En ce qui concerne les coûts, on peut retenir trois éléments. Le coût du nucléaire parait très faible car il ne tient pas compte d'un certain nombre de charges futures comme les coûts des déchets à long terme, le démantèlement de centrales, les investissements liés à la rénovation de centrales d'un certain âge ou encore leur équipement en matière de sécurité (notamment pour les piscines, point faible de la sécurité des centrales). Ensuite, au niveau des énergies renouvelables, les courbes d'apprentissage, dans le solaire et dans l'éolien notamment, montrent une tendance à la baisse des coûts au fur et à mesure du développement de la recherche et de la production d'énergie en grande quantité. Les coûts sont, en fait, encore plus bas que ce que l'on imaginait. C'est notamment le cas de l'énergie photovoltaïque. Inversement, la courbe d'apprentissage du nucléaire est descendante, l'effet de taille et de masse ne joue plus. Les coûts augmentent d'un côté et baissent d'un autre, les courbes risquent donc de se croiser assez rapidement. Ainsi, l'énergie nucléaire (dont le coût est, rappelons-le, sous-évalué) va rapidement être déclarée plus onéreuse que les autres types d'énergie.
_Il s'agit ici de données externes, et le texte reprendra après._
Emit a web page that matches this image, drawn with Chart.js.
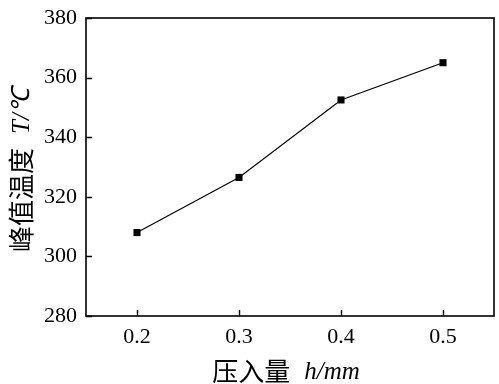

L'énergie éolienne se rapproche actuellement en termes de compétitivité du nucléaire et le prix de l'énergie photovoltaïque baisse également considérablement. Ces deux types d'énergie sont par ailleurs complémentaires : la première peut servir à une production de masse avec des équipements importants (machines et parcs éoliens), tandis que le solaire a l'énorme vertu d'être utilisable même sur de petites surfaces (à partir de 10m²). Un des freins au développement de l'éolien est le refus de certaines associations de voir s'installer des parcs éoliens. Il faudrait donc avoir des parcs plus coopératifs, gérés par des sociétés industrielles spécialisées et propriétés de la collectivité au sens d'une communauté d'agglomération, ou d'une communauté de communes, comme c'est le cas en Belgique, en Hollande, ou encore en Allemagne. En France, les blocages sont d'ordre culturel et liés à l'ingénierie financière. Les gens pourraient alors s'approprier leur énergie, non seulement en baissant leur consommation mais également en maîtrisant leur production. C'est une des clés du scénario proposé par NégaWatt, la re-territorialisation de l'énergie qui est actuellement trop hiérarchisée et pyramidale en matière de production nucléaire.